Von der Macht der Medien

Irgendwie scheinen die Mikroben mindestens ebenso stark in den Medien zu wüten wie in den betroffenen Regionen. Nicht wenige erinnert der Rummel um die Lungenkrankheit daher an den Hype um die Rinderseuche BSE: "Die Geschichte wird größer und größer, sobald sie erst mal in den Medien ist", zitiert der britische Sunday Herald einen Pekinger Studenten.

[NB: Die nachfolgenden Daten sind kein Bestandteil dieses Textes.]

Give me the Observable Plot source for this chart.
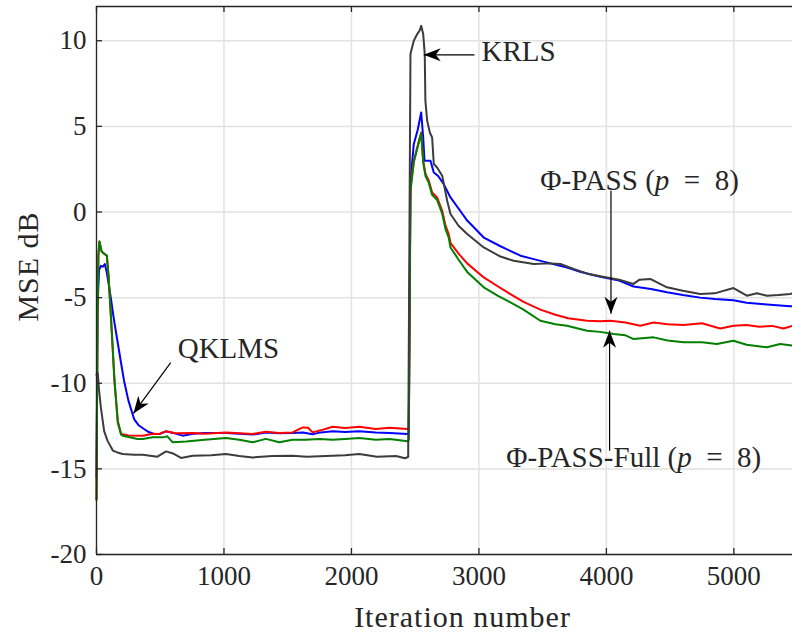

Ungeachtet der Tatsache, dass es statistisch immer noch wahrscheinlicher sei, bei einem Autounfall ums Leben zu kommen als sich mit SARS zu infizieren, verfielen die Leute in Panik und stornierten ihre Flüge nach Südostasien. "Es reicht schon, wenn sie hören, dass die Rolling Stones ihre Konzerte in der Region absagen."

Dichtung und Wahrheit

Die durch die Medien vermittelte subjektive Wahrnehmung und die reale Gefahr für die Menschen klaffen häufig weit auseinander. Für BSE interessiert sich heute kaum noch jemand. Dabei sind, seitdem dieses Thema aus den Schlagzeilen verschwunden ist, mehr Fälle aufgetreten als zuvor. "Die Gesellschaft ist anfällig für Hysterien", schreibt die Medizinerin Gina Kolata in ihrer Untersuchung über die öffentliche Wahrnehmung der Grippe, "für die Hysterie grenzenloser Hoffnung ebenso wie für die Hysterie grenzenloser Verzweiflung."